Recuperation level adjustable via steering-wheel paddles
Thanks to the new E3 electronics architecture used in the Premium Platform Combustion (PPC), the degree of thrust recuperation in electric driving mode (EV mode) can be adjusted to three different levels using paddles on the steering wheel, just like in the all-electric models. Electric braking, and thus the recuperation level, is activated using the left paddle (minus), and deactivated via the right paddle (plus). The paddles can thereby be used to set a higher level of deceleration before a turn, for example. At level zero, the plug-in hybrid coasts freely without additional drag torque when the accelerator pedal is released. This means that energy is only recovered when the brake is applied.
Intelligent operating strategy for maximum efficiency
Two operating modes are available in the new A6 e-hybrid quattro models: "EV" and "hybrid." In EV mode, the PHEV models run on electric power. The combustion engine is only turned on in the following situations: when EV mode is deliberately deselected in the switch bar below the panoramic display or via the MMI; in driving program S; via the selected mode of the Audi drive select dynamic handling system; or when starting route guidance with hybrid assist activated. If navigation route guidance is activated, the hybrid assistant takes the route data into account when selecting the drive mode. The combustion engine also engages during kickdown, and EV mode is deactivated until the kickdown action is over. If none of these situations occur, the new PHEV models use the HV battery in EV mode until it is completely discharged. The digital slider used to control the desired state of charge via the MMI in hybrid mode cannot be operated in EV mode, because the battery charge will be fully utilised in this mode. In EV mode, vehicle speed is limited to 87mph. The PHEV models can be started either in EV or hybrid mode, and the mode used last will be set as the default for when the vehicle is started next.

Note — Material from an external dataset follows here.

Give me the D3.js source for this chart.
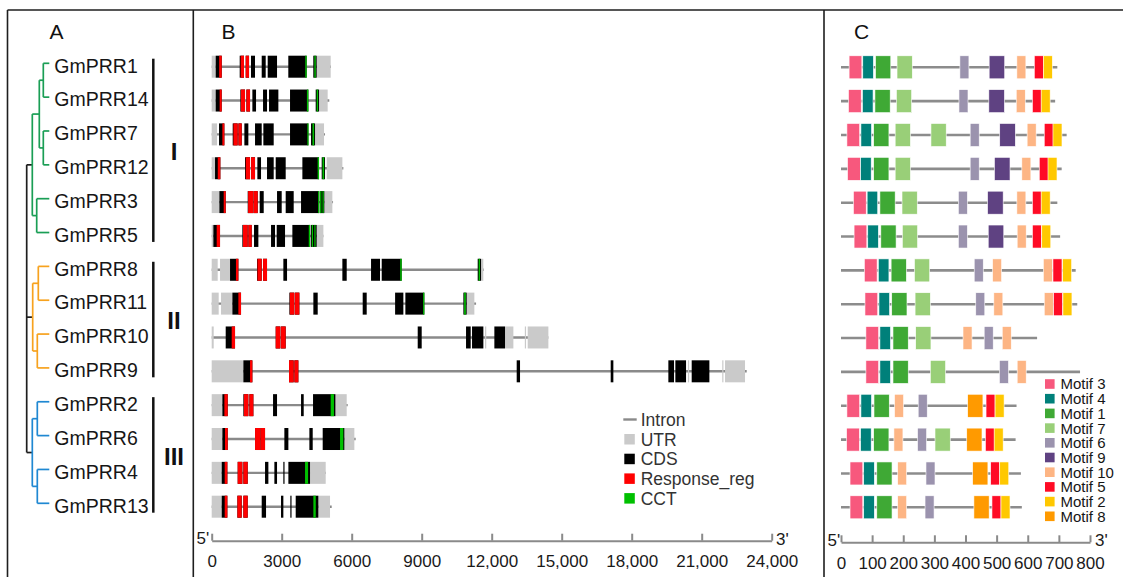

When driving in hybrid mode, the hybrid management system maintains the battery's state of charge at the necessary level to save enough electrical energy for later use, for example for electric driving in the city. When it comes to efficiency-optimised consumption, hybrid mode is most effective for both short and long distances. Depending on the driving situation and the driver's power needs, the operating strategy decides whether to drive in electric or hybrid mode in order to be as efficient as possible. The PHEV models prioritise electric-only driving in urban areas. At higher speeds, the proportion of hybrid driving increases.
With active route guidance, the operating strategy takes the planned route into consideration; the best possible energy configuration for the desired route is automatically selected. To achieve the highest efficiency, the vehicle calculates which parts of the route are suitable for electric driving. For example, electric driving is preferable where speeds are likely to be low, such as in urban areas and traffic jams. When the hybrid assistant is activated and route guidance is on, settings such as the desired charge level will be overridden to ensure an efficient operating strategy.